Competition, Inalienability, and the Economic Analysis of Patent Law


  • Erik Hovenkamp
Publish Date:
March 13, 2018
Publication Title:
Stanford Technology Law Review
Stanford University
Place of Publication:
Stanford, California
Journal Article Volume 21 Issue 1
  • 21 Stan. Tech. L. Rev. 33 (2018)

Related Organization(s):


Most influential economic theories about private disputes, including the Coase theorem, assume that there are no legal restraints on alienability. However, the parties to a patent dispute are often competing firms, and their private dealings may thus be constrained by the antitrust laws. Antitrust prohibits private transactions that allocate commercial rights in ways that unreasonably subvert competition between the parties. This creates an asymmetry between (1) the allocations of rights that the parties can effect through contract; and (2) those a court can effect through its judgment. For example, antitrust may condemn a “reverse payment” settlement in which a monopolist-patentee pays an accused infringer to stay off the market for several years. But if the dispute were litigated to judgment, a court could produce the same exclusionary outcome by issuing an injunction. The result is ultimately that, in contrast to familiar Coasean logic, a court’s delimitation of patent rights can influence the final allocation of such rights, even if the parties can bargain. Further, the parties may (rationally) litigate to judgment even if they have common expectations about litigation, and even if they are perfectly capable of entering into a lawful settlement ex ante.

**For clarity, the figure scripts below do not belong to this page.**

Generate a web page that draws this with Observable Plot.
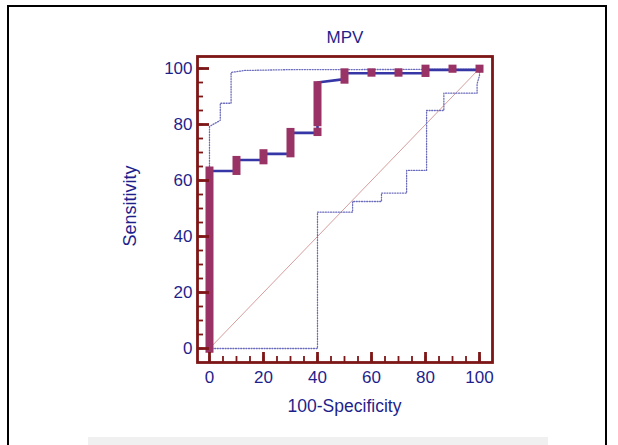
<!DOCTYPE html>
<html>
<head>
<meta charset="utf-8">
<script src="https://cdn.jsdelivr.net/npm/d3@7"></script>
<script src="https://cdn.jsdelivr.net/npm/@observablehq/plot@0.6"></script>
<style>
  html, body { margin: 0; padding: 0; background: #fff; }
  #wrap { position: relative; width: 618px; height: 445px; overflow: hidden; font-family: "Liberation Sans", Arial, sans-serif; color: #1f1f8c; }
  #wrap svg { position: absolute; left: 0; top: 0; }
  .border { position: absolute; left: 7px; top: 5px; width: 600px; height: 460px; border-left: 2px solid #000; border-top: 2px solid #000; border-right: 2px solid #000; box-sizing: border-box; }
  .strip { position: absolute; left: 88px; top: 437px; width: 460px; height: 8px; background: #f0f0f0; }
  .lbl { position: absolute; white-space: nowrap; font-size: 17px; color: #1f1f8c; }
</style>
</head>
<body>
<div id="wrap">
  <div class="border"></div>
  <div class="strip"></div>
</div>
<script>
// ---- data ----
const title = "MPV";
const xLabel = "100-Specificity";
const yLabel = "Sensitivity";

const xMajorTicks = [0, 20, 40, 60, 80, 100];
const yMajorTicks = [0, 20, 40, 60, 80, 100];
const minorTicks = [0, 5, 10, 15, 20, 25, 30, 35, 40, 45, 50, 55, 60, 65, 70, 75, 80, 85, 90, 95, 100];

// ROC curve (step line)
const rocX = [0, 0, 10, 10, 20, 20, 30, 30, 40, 40, 50, 50, 80, 80, 100];
const rocY = [0, 63.4, 63.4, 67.3, 67.3, 69.5, 69.5, 77, 77, 95, 96.2, 98.3, 98.3, 99.5, 99.5];

// point markers (vertical bars)
const markerX  = [0, 10, 20, 30, 40, 40, 50, 60, 70, 80, 90, 100];
const markerLo = [-1.7, 61.8, 65.6, 68.1, 79.2, 75.7, 94.4, 96.9, 96.9, 96.8, 98.3, 98.3];
const markerHi = [64.8, 68.6, 71.0, 78.6, 95.3, 78.7, 99.9, 99.9, 99.9, 101.2, 101.2, 101.2];

// upper confidence bound
const upX = [0, 0, 4, 4, 8, 8, 13, 30, 100, 100];
const upY = [0, 79.3, 81.5, 87.6, 87.6, 98.6, 99.3, 99.6, 99.7, 100];

// lower confidence bound
const loX = [0, 40, 40, 53, 53, 63.7, 63.7, 73, 73, 80.4, 80.4, 86.8, 86.8, 99.1, 99.1, 100, 100];
const loY = [0, 0, 48.7, 48.7, 52.5, 52.5, 55.5, 55.5, 63.6, 63.6, 85, 85, 91.2, 91.2, 94.5, 97.5, 100];

// reference diagonal
const diagX = [0, 100];
const diagY = [0, 100];

// ---- build tables ----
const zip = (xs, ys) => xs.map((x, i) => ({x, y: ys[i]}));
const roc = zip(rocX, rocY);
const upper = zip(upX, upY);
const lower = zip(loX, loY);
const diag = zip(diagX, diagY);
const markers = markerX.map((x, i) => ({x, lo: markerLo[i], hi: markerHi[i]}));

const frameColor = "#7d1616";
const textColor = "#1f1f8c";
const markerColor = "#993366";
const lineColor = "#3636a6";
const bandColor = "#6c6cbc";

const W = 618, H = 445, mL = 197, mR = 126, mT = 56, mB = 83;
const frameW = W - mL - mR, frameH = H - mT - mB;

const chart = Plot.plot({
  width: W,
  height: H,
  marginLeft: mL,
  marginRight: mR,
  marginTop: mT,
  marginBottom: mB,
  style: {background: "transparent", fontFamily: "Liberation Sans, Arial, sans-serif", fontSize: "17px", overflow: "visible"},
  x: {domain: [-4.44, 104.81], axis: null},
  y: {domain: [-5.0, 104.29], axis: null},
  marks: [
    Plot.line(diag, {x: "x", y: "y", stroke: "#d39292", strokeWidth: 0.9}),
    Plot.line(upper, {x: "x", y: "y", stroke: bandColor, strokeWidth: 1.3, strokeDasharray: "1,1.6"}),
    Plot.line(lower, {x: "x", y: "y", stroke: bandColor, strokeWidth: 1.3, strokeDasharray: "1,1.6"}),
    Plot.line(roc, {x: "x", y: "y", stroke: lineColor, strokeWidth: 2.6}),
    Plot.ruleX(markers, {x: "x", y1: "lo", y2: "hi", stroke: markerColor, strokeWidth: 8}),
    // inward tick marks (short rules hanging off the frame edges)
    Plot.ruleX(minorTicks, {x: d => d, insetTop: frameH - 6, stroke: frameColor, strokeWidth: 1.8}),
    Plot.ruleX(xMajorTicks, {x: d => d, insetTop: frameH - 10, stroke: frameColor, strokeWidth: 2.8}),
    Plot.ruleY(minorTicks, {y: d => d, insetRight: frameW - 6, stroke: frameColor, strokeWidth: 1.8}),
    Plot.ruleY(yMajorTicks, {y: d => d, insetRight: frameW - 12, stroke: frameColor, strokeWidth: 2.8}),
    // tick labels
    Plot.axisX(xMajorTicks, {anchor: "bottom", tickSize: 0, tickPadding: 8, fill: textColor, fontSize: 17, tickFormat: d => String(d), label: null}),
    Plot.axisY(yMajorTicks, {anchor: "left", tickSize: 0, tickPadding: 5, fill: textColor, fontSize: 17, tickFormat: d => String(d), label: null}),
    Plot.frame({stroke: frameColor, strokeWidth: 2.8})
  ]
});

const wrap = document.getElementById("wrap");
wrap.appendChild(chart);

function addLabel(text, cx, cy, size, rotate) {
  const s = document.createElement("div");
  s.className = "lbl";
  s.textContent = text;
  s.style.fontSize = size + "px";
  s.style.left = cx + "px";
  s.style.top = cy + "px";
  s.style.transform = "translate(-50%, -50%)" + (rotate ? " rotate(" + rotate + "deg)" : "");
  wrap.appendChild(s);
}
addLabel(title, 345, 38, 17, 0);
addLabel(xLabel, 344.5, 406, 17.5, 0);
addLabel(yLabel, 130, 206, 18, -90);
</script>
</body>
</html>
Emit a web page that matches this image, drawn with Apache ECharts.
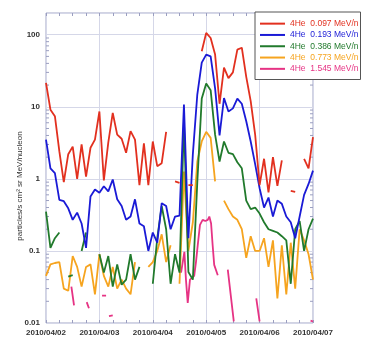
<!DOCTYPE html>
<html>
<head>
<meta charset="utf-8">
<script src="https://cdn.jsdelivr.net/npm/echarts@6/dist/echarts.min.js"></script>
<style>
  html, body { margin: 0; padding: 0; background: #fff; }
  #chart { width: 365px; height: 347px; }
</style>
</head>
<body>
<div id="chart"></div>
<script>
// Day labels along the time axis (hours since 2010/04/02 00:00)
const dayLabels = ['2010/04/02', '2010/04/03', '2010/04/04', '2010/04/05', '2010/04/06', '2010/04/07'];
const decadeLabels = ['0.01', '0.1', '1', '10', '100'];

const seriesNames = [
  '4He  0.097 MeV/n',
  '4He  0.193 MeV/n',
  '4He  0.386 MeV/n',
  '4He  0.773 MeV/n',
  '4He  1.545 MeV/n'
];
const seriesColors = ['#e2301f', '#1a1ad6', '#217a2c', '#f6a41f', '#e63384'];

// Two-hourly intensities, particles/(s cm² sr MeV/nucleon); null = no data
const sampleStepHours = 2;
const he097 = [21.5, 9.1, 7.4, 2.4, 0.9, 2.2, 2.8, 1.0, 3.0, 1.07,
  2.7, 3.5, 8.6, 0.95, 3.2, 8.2, 4.1, 3.6, 2.3, 4.6,
  3.5, 0.82, 3.1, 0.82, 3.3, 1.5, 1.65, 4.5, null, 0.92,
  0.88, null, 0.82, 0.82, null, 59, 106, 90, 53, 11,
  35, 25, 30, 62, 66, 26, 12, 4.1, 0.82, 1.9,
  0.65, 2.0, 0.8, 1.8, null, 0.68, 0.66, null, 1.9, 1.4, 3.8];
const he193 = [3.5, 1.4, 1.2, 0.51, 0.49, 0.39, 0.27, 0.34, 0.24, 0.11,
  0.57, 0.71, 0.64, 0.79, 0.67, 0.98, 0.52, 0.42, 0.27, 0.3,
  0.52, 0.24, 0.22, 0.1, 0.18, 0.13, 0.46, 0.42, 0.2, 0.3,
  0.31, 10.7, 0.15, 2.2, 14.8, 41, 53, 50, 18, 4.0,
  13.2, 8.6, 9.5, 13, 11, 6.3, 3.3, 1.6, 0.74, 0.4,
  0.55, 0.3, 0.5, 0.45, 0.3, 0.25, 0.15, 0.3, 0.6, 0.85, 1.3];
const he386 = [0.35, 0.11, 0.15, 0.18, null, 0.044, 0.046, null, 0.1, 0.18,
  null, null, 0.09, 0.05, 0.085, 0.032, 0.065, 0.034, 0.04, 0.09,
  0.04, 0.06, null, null, 0.035, 0.15, 0.42, 0.2, 0.035, 0.09,
  0.05, 6.3, 0.051, 0.04, 0.9, 13, 21, 17, 4.1, 1.74,
  3.3, 2.3, 2.2, 1.7, 1.4, 0.5, 0.38, 0.4, 0.33, 0.25,
  0.2, 0.19, 0.18, 0.16, 0.14, 0.035, 0.2, 0.26, 0.1, 0.2, 0.28];
const he773 = [0.045, 0.065, 0.068, 0.07, 0.03, 0.028, 0.085, 0.06, 0.032, 0.06,
  0.065, 0.025, 0.09, 0.045, 0.032, 0.06, 0.03, 0.04, 0.03, 0.025,
  0.07, null, null, 0.06, 0.07, 0.1, 0.17, 0.07, 0.12, null,
  0.035, 1.26, 0.1, 0.25, 1.74, 3.3, 4.5, 3.7, 0.92, null,
  0.5, 0.38, 0.3, 0.27, 0.2, 0.08, 0.16, 0.1, 0.1, 0.15,
  0.06, 0.14, 0.022, 0.12, 0.025, 0.13, 0.03, 0.2, 0.14, 0.09, 0.04];

// The highest channel is sparse: its own sample hours, null breaks the line
const he1545Hours = [11.4, 12.6, 15, 18.3, 19.3, 22, 25.2, 27.0, 27.6, 28.3,
  30.0, 45, 60.7, 62.2, 62.9, 63.7, 64.7, 66.6, 67.4, 68.2,
  69.2, 70.4, 71.6, 72.7, 73.4, 74.2, 74.9, 75.6, 76.4, 77.2,
  79, 81.7, 84.4, 90, 94.5, 96.0, 110, 118.9, 120];
const he1545 = [0.032, 0.0175, null, 0.0195, 0.016, null, 0.024, 0.024, null, 0.0125,
  0.0128, null, 0.05, 0.097, 0.04, 0.019, 0.04, 0.045, 0.07, 0.12,
  0.23, 0.27, 0.26, 0.27, 0.3, 0.24, 0.12, 0.064, 0.065, 0.046,
  null, 0.055, 0.0105, null, 0.022, 0.0105, null, 0.0108, 0.0105];

const gridSeries = [he097, he193, he386, he773];

const FONT = '"Liberation Sans", Arial, Helvetica, sans-serif';
const frameColor = '#a3a6c6';
const gridLineColor = '#d5d7e8';
const tickColor = '#9a9ec0';

// Log-axis minor tick positions (2..9 within each decade)
const minorTickValues = [];
for (let e = -2; e <= 2; e++) {
  for (let m = 2; m <= 9; m++) {
    const v = m * Math.pow(10, e);
    if (v < 200) minorTickValues.push(v);
  }
}

const chart = echarts.init(document.getElementById('chart'), null, { renderer: 'canvas' });

const lineSeries = gridSeries.map((vals, k) => ({
  name: seriesNames[k],
  type: 'line',
  data: vals.map((v, i) => [i * sampleStepHours, v]),
  showSymbol: false,
  symbol: 'none',
  connectNulls: false,
  color: seriesColors[k],
  lineStyle: { width: 1.8, color: seriesColors[k] },
  z: 5 - k
}));
lineSeries.push({
  name: seriesNames[4],
  type: 'line',
  data: he1545Hours.map((h, i) => [h, he1545[i]]),
  showSymbol: false,
  symbol: 'none',
  connectNulls: false,
  color: seriesColors[4],
  lineStyle: { width: 1.8, color: seriesColors[4] },
  z: 1
});

// Minor ticks on both vertical edges, placed through the log scale
lineSeries.push({
  type: 'custom',
  silent: true,
  z: 0,
  data: minorTickValues.map(v => [0, v]),
  renderItem: (params, api) => {
    const v = api.value(1);
    const l = api.coord([0, v]);
    const r = api.coord([120, v]);
    return {
      type: 'group',
      children: [
        { type: 'line', shape: { x1: l[0], y1: l[1], x2: l[0] + 3, y2: l[1] }, style: { stroke: tickColor, lineWidth: 1 } },
        { type: 'line', shape: { x1: r[0], y1: r[1], x2: r[0] - 3, y2: r[1] }, style: { stroke: tickColor, lineWidth: 1 } }
      ]
    };
  }
});

const xAxisBase = {
  type: 'value',
  min: 0,
  max: 120,
  interval: 24,
  axisLine: { show: false },
  axisTick: { show: true, inside: true, length: 3, lineStyle: { color: tickColor } },
  minorTick: { show: true, splitNumber: 4, length: 3, lineStyle: { color: tickColor } }
};

chart.setOption({
  animation: false,
  backgroundColor: '#fff',
  grid: {
    left: 46, right: 52, top: 13, bottom: 24,
    show: true, borderColor: frameColor, borderWidth: 1, backgroundColor: 'transparent'
  },
  xAxis: [
    Object.assign({}, xAxisBase, {
      position: 'bottom',
      splitLine: { show: true, lineStyle: { color: gridLineColor, width: 1 } },
      axisLabel: {
        show: true, margin: 6, fontSize: 8, fontWeight: 'bold', color: '#333', fontFamily: FONT,
        formatter: v => dayLabels[Math.round(v / 24)] || ''
      }
    }),
    Object.assign({}, xAxisBase, {
      position: 'top',
      splitLine: { show: false },
      axisLabel: { show: false }
    })
  ],
  yAxis: {
    type: 'log',
    logBase: 10,
    min: 0.01,
    max: 200,
    axisLine: { show: false },
    axisTick: { show: false },
    splitLine: { show: true, lineStyle: { color: gridLineColor, width: 1 } },
    axisLabel: {
      margin: 6, fontSize: 8, fontWeight: 'bold', color: '#333', fontFamily: FONT,
      showMaxLabel: false,
      formatter: v => {
        const e = Math.round(Math.log10(v));
        if (Math.abs(Math.log10(v) - e) > 1e-6) return '';
        return decadeLabels[e + 2] || '';
      }
    }
  },
  legend: {
    left: 255,
    top: 12,
    orient: 'vertical',
    selectedMode: false,
    backgroundColor: '#fff',
    borderColor: '#555',
    borderWidth: 1,
    borderRadius: 0,
    padding: [6, 2, 5, 5],
    icon: 'rect',
    itemWidth: 25,
    itemHeight: 2,
    itemGap: 0,
    textStyle: { fontSize: 8.5, fontFamily: FONT, lineHeight: 11.3 },
    data: seriesNames.map((n, i) => ({ name: n, textStyle: { color: seriesColors[i] } }))
  },
  graphic: [{
    type: 'text',
    x: 20,
    y: 186,
    rotation: Math.PI / 2,
    style: {
      text: 'particles/s cm² sr MeV/nucleon',
      fontSize: 8,
      fontFamily: FONT,
      fill: '#333',
      align: 'center',
      verticalAlign: 'middle'
    }
  }],
  series: lineSeries
});
</script>
</body>
</html>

Antitrust limits on alienability may thus critically alter the nature of a private dispute, distinguishing it from the more conventional property conflicts studied in classical law and economics. Aside from altering the parties’ incentives and behavior, it changes the appropriate normative policies toward settlement and litigation. The parties may be settling not simply to avoid litigation costs, but rather to avoid a pro-competitive judgment they cannot lawfully bargain around (e.g. patent invalidation), or to obtain a judicial stamp on what would otherwise be an unenforceable contract. As such, when a proposed settlement concerns rights that are not entirely alienable, the court should carefully review its terms to ensure they do not defy the relevant inalienability rule. Unfortunately, the patent courts have missed this important point (although it has been recognized implicitly in some other areas of law). They continue to treat patent suits as ordinary private conflicts over fully-alienable rights, approving virtually all settlement proposals as a matter of course. I explain the benefits of reviewing patent settlements in certain cases, and I offer a detailed account of how such review ought to operate in practice.